Felgen: Mavic XC717 559mm schwarz
Flaschenhalter: Specialized Rib Cage schwarz


----------



## Deleted 39826 (24. Februar 2006)

Habt ihr ne Empfehlung für ne gute Fahrradversicherung? Ich hab zwar im Hausrat was drin, das sind aber grad mal 600 Euro (oder weniger) und ich kann leider wegen 5 Jahresvertrag nicht wechseln!


----------



## MTB-News.de




----------



## cheeseus (24. Februar 2006)

@Lore:   Wann + Wo + Wie?

@Alpha:  Pergande und Poethe 
http://www.pundpgmbh.de/home.shtml

Ist eine reine FAhrradversicherung und die einzige, die sogar WETTKAMPFBIKES versichert! Wird auch vom ADFC empfohlen + gelobt.

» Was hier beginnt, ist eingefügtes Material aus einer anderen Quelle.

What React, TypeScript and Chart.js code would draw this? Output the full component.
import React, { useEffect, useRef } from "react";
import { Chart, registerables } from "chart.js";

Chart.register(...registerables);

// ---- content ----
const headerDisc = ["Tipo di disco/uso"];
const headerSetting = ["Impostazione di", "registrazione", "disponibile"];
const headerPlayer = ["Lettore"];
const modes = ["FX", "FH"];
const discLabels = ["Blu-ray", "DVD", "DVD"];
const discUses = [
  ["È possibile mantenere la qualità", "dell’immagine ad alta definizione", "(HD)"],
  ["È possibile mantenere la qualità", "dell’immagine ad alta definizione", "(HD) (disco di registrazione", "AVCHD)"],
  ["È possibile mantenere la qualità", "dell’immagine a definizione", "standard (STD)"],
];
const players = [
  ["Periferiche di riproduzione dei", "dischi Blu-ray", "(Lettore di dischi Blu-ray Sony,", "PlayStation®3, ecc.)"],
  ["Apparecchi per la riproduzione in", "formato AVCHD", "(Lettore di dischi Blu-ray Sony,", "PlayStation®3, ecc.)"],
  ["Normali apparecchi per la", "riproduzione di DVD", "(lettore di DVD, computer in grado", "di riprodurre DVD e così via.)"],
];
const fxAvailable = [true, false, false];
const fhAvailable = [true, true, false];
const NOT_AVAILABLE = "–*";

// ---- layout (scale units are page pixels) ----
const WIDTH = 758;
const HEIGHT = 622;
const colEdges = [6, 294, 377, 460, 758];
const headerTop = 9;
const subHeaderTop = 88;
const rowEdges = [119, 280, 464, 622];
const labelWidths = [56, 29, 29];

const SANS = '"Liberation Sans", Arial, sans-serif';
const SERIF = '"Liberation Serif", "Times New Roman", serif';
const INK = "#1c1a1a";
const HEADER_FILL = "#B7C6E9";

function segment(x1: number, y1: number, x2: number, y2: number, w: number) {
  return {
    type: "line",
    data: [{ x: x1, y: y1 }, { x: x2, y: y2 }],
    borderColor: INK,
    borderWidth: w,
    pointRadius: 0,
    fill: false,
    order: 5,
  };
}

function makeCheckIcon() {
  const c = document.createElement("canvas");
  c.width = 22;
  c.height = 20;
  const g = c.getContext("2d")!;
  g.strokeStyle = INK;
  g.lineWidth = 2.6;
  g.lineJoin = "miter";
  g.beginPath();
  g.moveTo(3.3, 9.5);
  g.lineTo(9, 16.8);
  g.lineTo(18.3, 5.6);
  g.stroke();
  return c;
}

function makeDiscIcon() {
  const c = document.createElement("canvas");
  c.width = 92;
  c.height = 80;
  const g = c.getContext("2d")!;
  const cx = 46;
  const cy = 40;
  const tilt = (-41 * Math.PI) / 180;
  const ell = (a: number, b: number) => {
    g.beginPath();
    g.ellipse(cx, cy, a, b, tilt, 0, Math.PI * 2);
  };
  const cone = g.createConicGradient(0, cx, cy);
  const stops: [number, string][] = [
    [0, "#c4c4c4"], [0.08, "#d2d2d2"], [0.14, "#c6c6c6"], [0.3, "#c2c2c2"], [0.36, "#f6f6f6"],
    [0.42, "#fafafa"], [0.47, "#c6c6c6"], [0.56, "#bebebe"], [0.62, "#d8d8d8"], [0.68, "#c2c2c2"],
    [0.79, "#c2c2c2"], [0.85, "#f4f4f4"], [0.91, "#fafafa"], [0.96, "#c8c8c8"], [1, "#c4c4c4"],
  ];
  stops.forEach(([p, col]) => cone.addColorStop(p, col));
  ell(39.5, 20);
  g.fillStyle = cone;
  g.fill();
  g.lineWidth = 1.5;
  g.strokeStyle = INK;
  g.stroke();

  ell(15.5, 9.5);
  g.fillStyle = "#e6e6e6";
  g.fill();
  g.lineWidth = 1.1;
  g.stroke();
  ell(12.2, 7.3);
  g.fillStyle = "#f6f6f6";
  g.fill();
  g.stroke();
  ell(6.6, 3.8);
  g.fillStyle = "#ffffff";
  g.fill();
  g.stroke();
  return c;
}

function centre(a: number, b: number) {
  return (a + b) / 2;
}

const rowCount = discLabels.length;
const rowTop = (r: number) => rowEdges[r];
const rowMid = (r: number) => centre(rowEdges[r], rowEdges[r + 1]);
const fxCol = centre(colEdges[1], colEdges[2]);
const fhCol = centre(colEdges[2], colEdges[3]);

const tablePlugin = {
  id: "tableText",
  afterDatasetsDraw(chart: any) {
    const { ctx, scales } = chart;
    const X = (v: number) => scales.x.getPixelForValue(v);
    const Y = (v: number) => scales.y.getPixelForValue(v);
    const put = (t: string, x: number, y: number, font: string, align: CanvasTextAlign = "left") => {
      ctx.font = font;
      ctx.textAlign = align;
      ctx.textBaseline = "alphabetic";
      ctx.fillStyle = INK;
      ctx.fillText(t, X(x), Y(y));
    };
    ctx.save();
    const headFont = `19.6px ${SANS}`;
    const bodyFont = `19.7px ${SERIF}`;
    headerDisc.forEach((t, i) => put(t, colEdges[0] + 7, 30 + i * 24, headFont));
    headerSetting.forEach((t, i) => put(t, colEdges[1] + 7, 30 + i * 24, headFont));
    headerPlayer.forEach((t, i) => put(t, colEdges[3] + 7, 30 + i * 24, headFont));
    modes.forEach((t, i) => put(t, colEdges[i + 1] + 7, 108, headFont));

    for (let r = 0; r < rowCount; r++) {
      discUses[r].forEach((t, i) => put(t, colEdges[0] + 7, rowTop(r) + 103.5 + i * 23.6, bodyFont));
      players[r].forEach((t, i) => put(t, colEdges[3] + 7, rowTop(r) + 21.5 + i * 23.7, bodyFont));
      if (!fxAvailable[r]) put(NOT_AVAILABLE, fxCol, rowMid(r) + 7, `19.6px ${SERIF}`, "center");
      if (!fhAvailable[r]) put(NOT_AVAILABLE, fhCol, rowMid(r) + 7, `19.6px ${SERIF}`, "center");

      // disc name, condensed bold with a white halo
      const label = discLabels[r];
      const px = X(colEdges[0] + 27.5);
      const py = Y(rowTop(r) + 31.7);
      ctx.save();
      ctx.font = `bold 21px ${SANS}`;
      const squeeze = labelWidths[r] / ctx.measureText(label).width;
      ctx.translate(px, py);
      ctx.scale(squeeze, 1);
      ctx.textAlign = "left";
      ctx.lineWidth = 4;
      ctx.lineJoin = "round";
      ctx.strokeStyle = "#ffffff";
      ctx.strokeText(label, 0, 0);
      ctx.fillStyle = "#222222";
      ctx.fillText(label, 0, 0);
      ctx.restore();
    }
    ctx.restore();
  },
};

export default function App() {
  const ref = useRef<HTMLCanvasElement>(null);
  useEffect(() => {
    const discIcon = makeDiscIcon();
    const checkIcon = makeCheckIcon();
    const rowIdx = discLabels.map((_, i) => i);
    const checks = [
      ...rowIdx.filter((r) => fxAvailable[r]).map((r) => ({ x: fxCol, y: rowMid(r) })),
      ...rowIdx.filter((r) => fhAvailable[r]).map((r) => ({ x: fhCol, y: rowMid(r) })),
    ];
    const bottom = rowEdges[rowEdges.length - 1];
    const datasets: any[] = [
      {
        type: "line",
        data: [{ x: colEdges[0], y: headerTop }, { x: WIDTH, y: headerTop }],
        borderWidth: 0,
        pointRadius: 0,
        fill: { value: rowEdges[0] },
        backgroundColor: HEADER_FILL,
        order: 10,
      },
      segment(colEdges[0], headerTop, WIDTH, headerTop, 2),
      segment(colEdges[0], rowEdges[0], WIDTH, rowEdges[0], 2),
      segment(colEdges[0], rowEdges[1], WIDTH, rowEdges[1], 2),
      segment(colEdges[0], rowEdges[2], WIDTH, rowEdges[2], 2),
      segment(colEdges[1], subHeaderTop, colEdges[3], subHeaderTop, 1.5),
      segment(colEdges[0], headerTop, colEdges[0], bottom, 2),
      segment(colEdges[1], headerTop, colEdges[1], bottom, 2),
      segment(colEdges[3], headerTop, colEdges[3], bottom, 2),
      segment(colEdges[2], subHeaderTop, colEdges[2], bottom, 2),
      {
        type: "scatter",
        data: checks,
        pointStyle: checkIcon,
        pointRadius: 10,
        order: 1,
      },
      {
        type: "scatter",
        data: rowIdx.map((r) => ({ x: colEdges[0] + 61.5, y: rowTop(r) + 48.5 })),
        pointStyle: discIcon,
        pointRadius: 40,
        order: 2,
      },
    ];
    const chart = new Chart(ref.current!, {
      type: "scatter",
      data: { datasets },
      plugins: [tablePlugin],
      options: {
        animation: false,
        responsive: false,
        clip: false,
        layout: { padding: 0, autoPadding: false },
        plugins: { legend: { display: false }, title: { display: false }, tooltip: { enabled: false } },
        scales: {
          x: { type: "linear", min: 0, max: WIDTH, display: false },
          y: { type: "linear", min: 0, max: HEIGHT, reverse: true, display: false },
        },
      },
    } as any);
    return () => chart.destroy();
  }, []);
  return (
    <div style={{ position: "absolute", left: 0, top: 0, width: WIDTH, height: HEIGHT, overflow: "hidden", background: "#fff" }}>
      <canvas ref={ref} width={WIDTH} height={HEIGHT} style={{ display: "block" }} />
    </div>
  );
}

Ablauf / Kosten:  ~8% vom Neupreis ist der Beitrag pro Jahr, er sinkt jährlich um 1% (wenn kein Schadensfall auftritt). Als ADFC-Mitglied ist es glaube ich noch 1-2% billiger. Ich glaube es geht bis auf 5% runter wenn man paar Jahre ohne Schaden fährt. Die Versicherung deckt ALLES ab. Teilediebstahl, Vandalismus, STÜRZE (!), Diebstahl... usw..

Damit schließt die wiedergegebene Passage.